With large debt repayments due soon, Tunisia is facing the threat of sovereign default unless the government agrees to devalue the currency and embark on a large fiscal consolidation, meeting the conditions of a prospective IMF deal, Capital Economics said. 

“Unless President [Kais] Saied and his government shift tack soon, Tunisia will struggle to get its IMF deal approved and, in turn, fail to unlock other funds being put on the table by the EU and possibly the Gulf,” Capital Economics stated in a briefing on Thursday.

“Without these funds, the threat of a disorderly sovereign default will grow – upcoming large sovereign Eurobond repayments in Q4 2023 and Q1 2024 could prove to be crunch points,” the London-based think tank said.

In October 2022, the Tunisian government had signed a staff-level agreement with the IMF to receive a $1.9 billion loan. However, an IMF executive board approval might not be inked anytime soon given the Tunisian President Kais Saied’s reluctance to embark on economic structural reforms including cuts to public spending and depreciation of the Dinar.
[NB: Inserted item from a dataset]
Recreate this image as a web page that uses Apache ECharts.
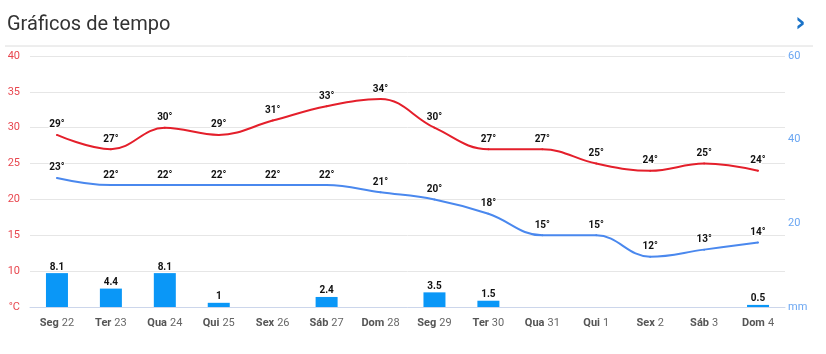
<!DOCTYPE html>
<html>
<head>
<meta charset="utf-8">
<script src="https://cdn.jsdelivr.net/npm/echarts@6/dist/echarts.min.js"></script>
<style>
  html, body { margin: 0; padding: 0; background: #fff; }
  #main { width: 826px; height: 354px; }
</style>
</head>
<body>
<div id="main"></div>
<script>
// dias
const days = ["Seg", "Ter", "Qua", "Qui", "Sex", "Sáb", "Dom", "Seg", "Ter", "Qua", "Qui", "Sex", "Sáb", "Dom"];
const dates = ["22", "23", "24", "25", "26", "27", "28", "29", "30", "31", "1", "2", "3", "4"];
// temperaturas (°C)
const maxTemp = [29, 27, 30, 29, 31, 33, 34, 30, 27, 27, 25, 24, 25, 24];
const minTemp = [23, 22, 22, 22, 22, 22, 21, 20, 18, 15, 15, 12, 13, 14];
// precipitacao (mm), null = sem chuva
const rain = [8.1, 4.4, 8.1, 1, null, 2.4, null, 3.5, 1.5, null, null, null, null, 0.5];

const categories = days.map((d, i) => d + " " + dates[i]);

const chart = echarts.init(document.getElementById("main"));

const pointLabel = {
  show: true,
  position: "top",
  distance: 4,
  formatter: "{c}°",
  fontSize: 10,
  fontWeight: "bold",
  fontFamily: "Roboto",
  color: "#111",
  textBorderColor: "#fff",
  textBorderWidth: 2
};

const option = {
  animation: false,
  textStyle: { fontFamily: "Roboto" },
  title: {
    text: "Gráficos de tempo",
    left: 2,
    top: 10,
    textStyle: { fontSize: 20, fontWeight: "normal", color: "#333", fontFamily: "Roboto" }
  },
  graphic: [
    {
      type: "line",
      shape: { x1: 5, y1: 46, x2: 813, y2: 46 },
      style: { stroke: "#dcdcdc", lineWidth: 1 }
    },
    {
      type: "text",
      left: 795,
      top: 11,
      style: { text: "›", fontSize: 26, fontWeight: "bold", fill: "#1a73c8", fontFamily: "DejaVu Sans" }
    }
  ],
  grid: { left: 30, right: 41, top: 56, bottom: 47 },
  xAxis: {
    type: "category",
    data: categories,
    boundaryGap: true,
    axisLine: { lineStyle: { color: "#ccd6eb" } },
    axisTick: { alignWithLabel: true, interval: 0, length: 6, lineStyle: { color: "#ccd6eb" } },
    axisLabel: {
      interval: 0,
      margin: 10,
      formatter: function (v) {
        const p = v.split(" ");
        return "{d|" + p[0] + "} {n|" + p[1] + "}";
      },
      rich: {
        d: { fontSize: 11, fontWeight: "bold", color: "#555", fontFamily: "Roboto" },
        n: { fontSize: 11, color: "#666", fontFamily: "Roboto" }
      }
    }
  },
  yAxis: [
    {
      type: "value",
      min: 5,
      max: 40,
      interval: 5,
      axisLine: { show: false },
      axisTick: { show: false },
      splitLine: { lineStyle: { color: "#e6e6e6" } },
      axisLabel: {
        margin: 10,
        fontSize: 11,
        color: "#e8474f",
        formatter: v => (v === 5 ? "°C" : v)
      }
    },
    {
      type: "value",
      min: 0,
      max: 60,
      interval: 20,
      axisLine: { show: false },
      axisTick: { show: false },
      splitLine: { show: false },
      axisLabel: {
        margin: 3,
        fontSize: 11,
        color: "#6aa6f2",
        formatter: v => (v === 0 ? "mm" : v)
      }
    }
  ],
  series: [
    {
      name: "Precipitação",
      type: "bar",
      yAxisIndex: 1,
      data: rain,
      barWidth: 22,
      itemStyle: { color: "#0a97f7" },
      label: {
        show: true,
        position: "top",
        distance: 1,
        fontSize: 10,
        fontWeight: "bold",
        color: "#111",
        textBorderColor: "#fff",
        textBorderWidth: 2
      },
      z: 1
    },
    {
      name: "Máxima",
      type: "line",
      data: maxTemp,
      smooth: 0.4,
      showSymbol: true,
      symbol: "circle",
      symbolSize: 2,
      lineStyle: { color: "#e41f2b", width: 2 },
      itemStyle: { color: "#e41f2b" },
      label: pointLabel,
      z: 3
    },
    {
      name: "Mínima",
      type: "line",
      data: minTemp,
      smooth: 0.4,
      showSymbol: true,
      symbol: "circle",
      symbolSize: 2,
      lineStyle: { color: "#4a88ee", width: 2 },
      itemStyle: { color: "#4a88ee" },
      label: pointLabel,
      z: 3
    }
  ]
};

chart.setOption(option);
</script>
</body>
</html>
In April the government dismissed the terms of the assistance package as unacceptable “diktats”, and this dealt a serious blow to Tunisia’s bonds in international markets and the country’s credit rating.

In June, Fitch Ratings downgraded Tunisia's long-term foreign sovereign credit rating further to CCC- from CCC+.

The North African country has proven quite vulnerable to consecutive global economic shocks including the 2020m pandemic and the Russian war on Ukraine.  The government debt has reached nearly 80 percent of the GDP with short term debt accounting for 150 percent of total foreign reserves, according to the World Bank.

“Not only is the public debt ratio high, but the composition is concerning – around 37% of the debt is denominated in foreign currency,” Capital Economics said. “The upshot is that there is a pressing need for significant fiscal consolidation,” the briefing said. “We estimate that a fiscal squeeze of at least 7% of GDP is required to stabilize the public debt-to-GDP ratio.”

Capital Economics holds that the currency is overvalued and argues that it needs to be depreciated by at least 30 percent against the Euro.